## [Goal]
Look through the data below. Show each line where the string "document" occurs.
-- Start of Dataset extract --
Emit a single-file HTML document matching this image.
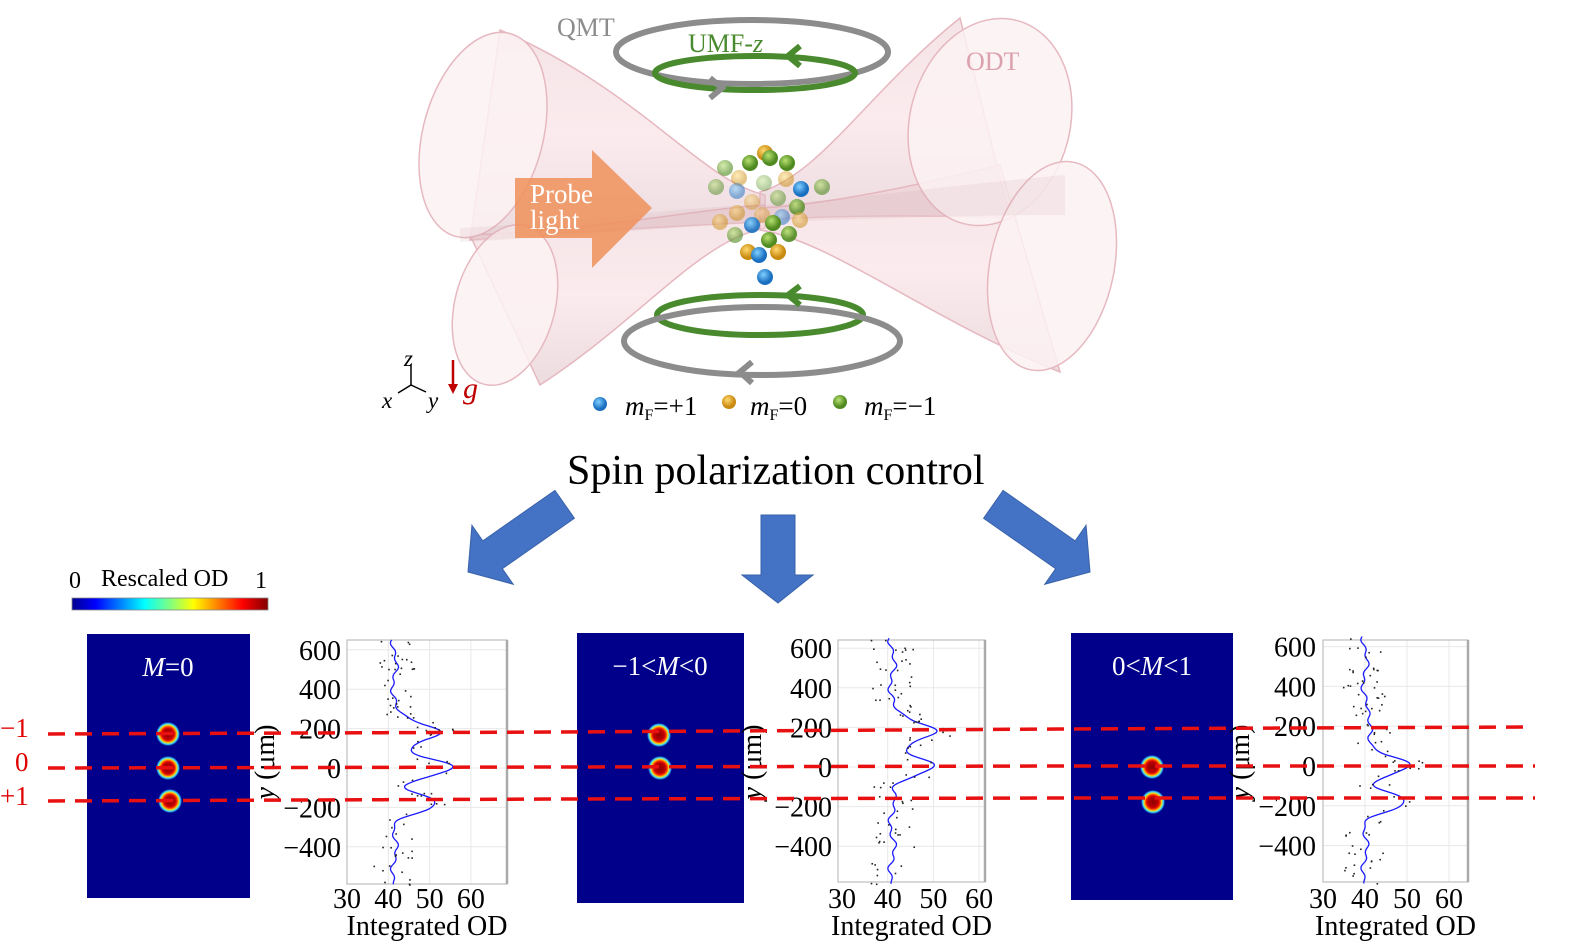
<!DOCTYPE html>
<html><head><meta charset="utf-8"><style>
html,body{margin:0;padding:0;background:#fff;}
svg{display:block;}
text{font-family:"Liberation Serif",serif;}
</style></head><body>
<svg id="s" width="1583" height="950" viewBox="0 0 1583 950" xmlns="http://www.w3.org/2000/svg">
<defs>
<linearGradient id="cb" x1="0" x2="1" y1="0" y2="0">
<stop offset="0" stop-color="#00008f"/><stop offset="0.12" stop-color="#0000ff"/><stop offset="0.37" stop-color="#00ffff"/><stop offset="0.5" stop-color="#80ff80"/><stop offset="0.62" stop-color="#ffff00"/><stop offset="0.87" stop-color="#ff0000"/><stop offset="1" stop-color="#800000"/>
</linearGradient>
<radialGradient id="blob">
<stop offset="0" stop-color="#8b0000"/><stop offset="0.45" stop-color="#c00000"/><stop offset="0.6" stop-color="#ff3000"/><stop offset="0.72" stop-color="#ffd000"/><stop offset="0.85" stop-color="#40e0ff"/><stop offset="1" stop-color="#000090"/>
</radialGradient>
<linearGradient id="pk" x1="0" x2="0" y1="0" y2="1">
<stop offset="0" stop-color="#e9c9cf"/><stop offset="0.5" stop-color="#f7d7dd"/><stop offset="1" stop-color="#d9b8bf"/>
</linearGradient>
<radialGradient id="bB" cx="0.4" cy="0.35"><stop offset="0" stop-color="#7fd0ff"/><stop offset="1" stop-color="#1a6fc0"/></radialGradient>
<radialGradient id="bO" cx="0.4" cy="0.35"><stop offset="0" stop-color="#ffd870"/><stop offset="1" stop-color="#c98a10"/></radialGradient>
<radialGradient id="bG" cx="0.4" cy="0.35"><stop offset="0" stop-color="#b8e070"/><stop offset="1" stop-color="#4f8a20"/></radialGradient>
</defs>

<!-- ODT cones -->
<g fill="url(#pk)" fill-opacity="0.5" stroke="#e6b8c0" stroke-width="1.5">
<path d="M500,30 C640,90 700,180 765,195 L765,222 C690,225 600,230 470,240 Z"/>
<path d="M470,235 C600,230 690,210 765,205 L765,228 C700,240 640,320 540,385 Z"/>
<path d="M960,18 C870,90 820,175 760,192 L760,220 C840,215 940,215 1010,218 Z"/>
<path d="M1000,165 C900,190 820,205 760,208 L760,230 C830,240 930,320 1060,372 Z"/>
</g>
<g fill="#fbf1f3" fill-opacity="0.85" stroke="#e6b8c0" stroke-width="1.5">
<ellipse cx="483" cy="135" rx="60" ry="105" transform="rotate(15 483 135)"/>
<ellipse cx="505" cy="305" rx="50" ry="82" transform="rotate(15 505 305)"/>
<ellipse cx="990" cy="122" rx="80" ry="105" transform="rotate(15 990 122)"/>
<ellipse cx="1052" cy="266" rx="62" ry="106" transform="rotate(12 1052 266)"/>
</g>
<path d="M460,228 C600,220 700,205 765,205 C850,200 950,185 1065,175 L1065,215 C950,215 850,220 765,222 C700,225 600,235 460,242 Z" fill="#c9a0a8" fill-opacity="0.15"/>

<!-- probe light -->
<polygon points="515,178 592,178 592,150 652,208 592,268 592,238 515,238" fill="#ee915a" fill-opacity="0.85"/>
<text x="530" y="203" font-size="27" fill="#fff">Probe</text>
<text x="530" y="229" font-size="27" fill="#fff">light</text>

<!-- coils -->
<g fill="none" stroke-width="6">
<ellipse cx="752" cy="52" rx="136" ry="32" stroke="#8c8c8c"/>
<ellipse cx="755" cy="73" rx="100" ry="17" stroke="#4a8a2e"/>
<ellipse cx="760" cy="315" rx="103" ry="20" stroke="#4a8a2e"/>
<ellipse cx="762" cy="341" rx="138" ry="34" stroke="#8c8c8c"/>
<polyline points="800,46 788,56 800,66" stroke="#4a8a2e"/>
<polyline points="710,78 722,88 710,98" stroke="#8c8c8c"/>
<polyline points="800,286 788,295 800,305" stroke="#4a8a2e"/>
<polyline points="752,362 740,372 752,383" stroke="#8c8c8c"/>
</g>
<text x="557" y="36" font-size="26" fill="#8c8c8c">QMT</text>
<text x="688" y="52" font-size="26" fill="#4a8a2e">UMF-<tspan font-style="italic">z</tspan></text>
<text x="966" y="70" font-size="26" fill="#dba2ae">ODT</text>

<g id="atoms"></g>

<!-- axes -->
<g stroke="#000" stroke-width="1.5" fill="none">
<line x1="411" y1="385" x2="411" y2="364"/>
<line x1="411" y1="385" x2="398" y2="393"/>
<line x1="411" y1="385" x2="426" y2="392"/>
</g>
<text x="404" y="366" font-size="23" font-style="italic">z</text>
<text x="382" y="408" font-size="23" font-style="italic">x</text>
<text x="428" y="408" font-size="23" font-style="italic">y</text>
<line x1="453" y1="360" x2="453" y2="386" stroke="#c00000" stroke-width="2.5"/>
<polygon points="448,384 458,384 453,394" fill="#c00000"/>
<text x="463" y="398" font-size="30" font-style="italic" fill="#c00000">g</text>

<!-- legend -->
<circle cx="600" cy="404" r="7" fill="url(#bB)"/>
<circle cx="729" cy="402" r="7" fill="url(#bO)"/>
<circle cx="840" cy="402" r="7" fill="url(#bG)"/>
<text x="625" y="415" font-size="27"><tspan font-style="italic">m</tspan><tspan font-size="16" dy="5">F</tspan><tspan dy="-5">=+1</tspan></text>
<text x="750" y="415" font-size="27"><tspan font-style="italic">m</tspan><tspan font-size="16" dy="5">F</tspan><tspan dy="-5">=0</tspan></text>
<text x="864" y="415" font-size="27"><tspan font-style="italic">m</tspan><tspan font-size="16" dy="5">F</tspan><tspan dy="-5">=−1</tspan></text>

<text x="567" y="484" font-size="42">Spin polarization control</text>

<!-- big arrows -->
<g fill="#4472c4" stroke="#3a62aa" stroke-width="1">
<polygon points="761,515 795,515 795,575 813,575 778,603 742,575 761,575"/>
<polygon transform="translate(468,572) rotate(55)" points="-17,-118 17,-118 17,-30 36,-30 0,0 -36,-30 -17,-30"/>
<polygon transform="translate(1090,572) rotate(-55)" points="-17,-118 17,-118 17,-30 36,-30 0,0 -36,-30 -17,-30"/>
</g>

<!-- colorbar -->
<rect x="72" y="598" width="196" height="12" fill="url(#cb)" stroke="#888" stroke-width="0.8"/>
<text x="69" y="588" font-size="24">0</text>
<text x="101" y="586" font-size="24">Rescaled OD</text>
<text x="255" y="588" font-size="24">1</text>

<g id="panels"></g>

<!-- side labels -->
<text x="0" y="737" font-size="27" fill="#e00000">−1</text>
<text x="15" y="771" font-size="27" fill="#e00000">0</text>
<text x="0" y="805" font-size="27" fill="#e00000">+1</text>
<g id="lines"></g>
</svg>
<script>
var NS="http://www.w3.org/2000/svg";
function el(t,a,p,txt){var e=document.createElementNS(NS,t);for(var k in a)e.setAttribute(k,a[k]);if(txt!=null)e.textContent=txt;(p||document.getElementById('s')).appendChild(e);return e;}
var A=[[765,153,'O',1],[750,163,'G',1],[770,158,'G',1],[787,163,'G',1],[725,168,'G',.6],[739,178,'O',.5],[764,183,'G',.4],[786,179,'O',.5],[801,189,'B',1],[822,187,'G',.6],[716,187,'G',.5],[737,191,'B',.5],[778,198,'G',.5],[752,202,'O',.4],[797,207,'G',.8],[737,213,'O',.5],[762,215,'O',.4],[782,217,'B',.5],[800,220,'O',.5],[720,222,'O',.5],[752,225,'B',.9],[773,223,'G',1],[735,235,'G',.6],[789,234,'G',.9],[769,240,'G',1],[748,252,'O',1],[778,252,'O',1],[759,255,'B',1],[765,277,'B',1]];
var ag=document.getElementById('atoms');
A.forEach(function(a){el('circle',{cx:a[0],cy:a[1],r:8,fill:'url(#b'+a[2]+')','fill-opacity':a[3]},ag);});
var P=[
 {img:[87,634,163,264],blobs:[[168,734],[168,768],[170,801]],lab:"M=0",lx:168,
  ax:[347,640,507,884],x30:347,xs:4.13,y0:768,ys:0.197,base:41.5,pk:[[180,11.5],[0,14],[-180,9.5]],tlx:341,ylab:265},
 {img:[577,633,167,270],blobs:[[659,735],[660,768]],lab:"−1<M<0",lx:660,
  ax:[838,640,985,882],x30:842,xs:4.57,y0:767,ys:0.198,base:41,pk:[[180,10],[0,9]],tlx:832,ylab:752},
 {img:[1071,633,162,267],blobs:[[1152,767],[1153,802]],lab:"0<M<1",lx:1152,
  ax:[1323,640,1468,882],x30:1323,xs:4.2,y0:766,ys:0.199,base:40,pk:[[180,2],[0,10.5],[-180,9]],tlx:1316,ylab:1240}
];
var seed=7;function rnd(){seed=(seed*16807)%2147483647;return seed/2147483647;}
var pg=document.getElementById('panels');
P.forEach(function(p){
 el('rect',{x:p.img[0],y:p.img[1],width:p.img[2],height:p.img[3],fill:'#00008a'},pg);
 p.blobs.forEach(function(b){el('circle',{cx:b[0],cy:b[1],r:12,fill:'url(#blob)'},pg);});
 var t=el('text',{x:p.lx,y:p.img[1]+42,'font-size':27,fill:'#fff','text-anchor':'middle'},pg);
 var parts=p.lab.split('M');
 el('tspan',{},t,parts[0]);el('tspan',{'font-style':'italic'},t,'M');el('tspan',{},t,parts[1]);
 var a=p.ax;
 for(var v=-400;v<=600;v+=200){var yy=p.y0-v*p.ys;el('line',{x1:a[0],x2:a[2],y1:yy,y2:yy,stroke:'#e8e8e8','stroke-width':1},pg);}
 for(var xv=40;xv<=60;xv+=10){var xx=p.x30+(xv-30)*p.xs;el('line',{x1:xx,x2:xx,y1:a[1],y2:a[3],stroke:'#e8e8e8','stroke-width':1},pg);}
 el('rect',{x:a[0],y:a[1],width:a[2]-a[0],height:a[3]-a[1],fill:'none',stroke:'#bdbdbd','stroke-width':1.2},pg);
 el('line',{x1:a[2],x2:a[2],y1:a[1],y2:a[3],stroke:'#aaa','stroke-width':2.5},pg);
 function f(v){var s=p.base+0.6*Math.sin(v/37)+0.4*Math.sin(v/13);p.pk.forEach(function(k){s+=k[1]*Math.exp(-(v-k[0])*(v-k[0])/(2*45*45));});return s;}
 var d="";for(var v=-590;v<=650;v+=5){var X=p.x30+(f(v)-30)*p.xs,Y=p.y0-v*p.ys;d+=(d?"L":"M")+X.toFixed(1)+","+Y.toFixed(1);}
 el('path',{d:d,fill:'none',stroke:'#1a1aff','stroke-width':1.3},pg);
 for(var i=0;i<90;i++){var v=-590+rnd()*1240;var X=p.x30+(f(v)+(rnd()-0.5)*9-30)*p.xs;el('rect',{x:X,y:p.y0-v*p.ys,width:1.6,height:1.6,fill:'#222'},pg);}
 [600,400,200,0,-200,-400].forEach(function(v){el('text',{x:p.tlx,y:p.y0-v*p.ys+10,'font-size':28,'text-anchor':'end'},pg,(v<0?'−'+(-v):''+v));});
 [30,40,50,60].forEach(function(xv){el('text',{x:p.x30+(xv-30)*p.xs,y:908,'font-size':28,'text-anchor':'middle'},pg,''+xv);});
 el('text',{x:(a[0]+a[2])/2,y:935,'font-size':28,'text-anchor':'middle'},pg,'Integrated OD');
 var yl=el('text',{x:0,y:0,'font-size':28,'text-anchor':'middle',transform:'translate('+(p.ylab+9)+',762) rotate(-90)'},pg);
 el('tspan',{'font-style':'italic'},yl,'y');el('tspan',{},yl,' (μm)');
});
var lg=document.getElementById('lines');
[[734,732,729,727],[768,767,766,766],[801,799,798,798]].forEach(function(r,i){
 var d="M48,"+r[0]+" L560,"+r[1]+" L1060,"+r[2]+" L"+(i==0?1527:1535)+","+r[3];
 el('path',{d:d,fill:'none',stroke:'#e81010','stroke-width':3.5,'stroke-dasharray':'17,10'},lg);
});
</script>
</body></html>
-- End of Dataset extract --
## [Exercise solution]
Emit a single-file HTML document matching this image.
function el(t,a,p,txt){var e=document.createElementNS(NS,t);for(var k in a)e.setAttribute(k,a[k]);if(txt!=null)e.textContent=txt;(p||document.getElementById('s')).appendChild(e);return e;}
var ag=document.getElementById('atoms');
var pg=document.getElementById('panels');
var lg=document.getElementById('lines');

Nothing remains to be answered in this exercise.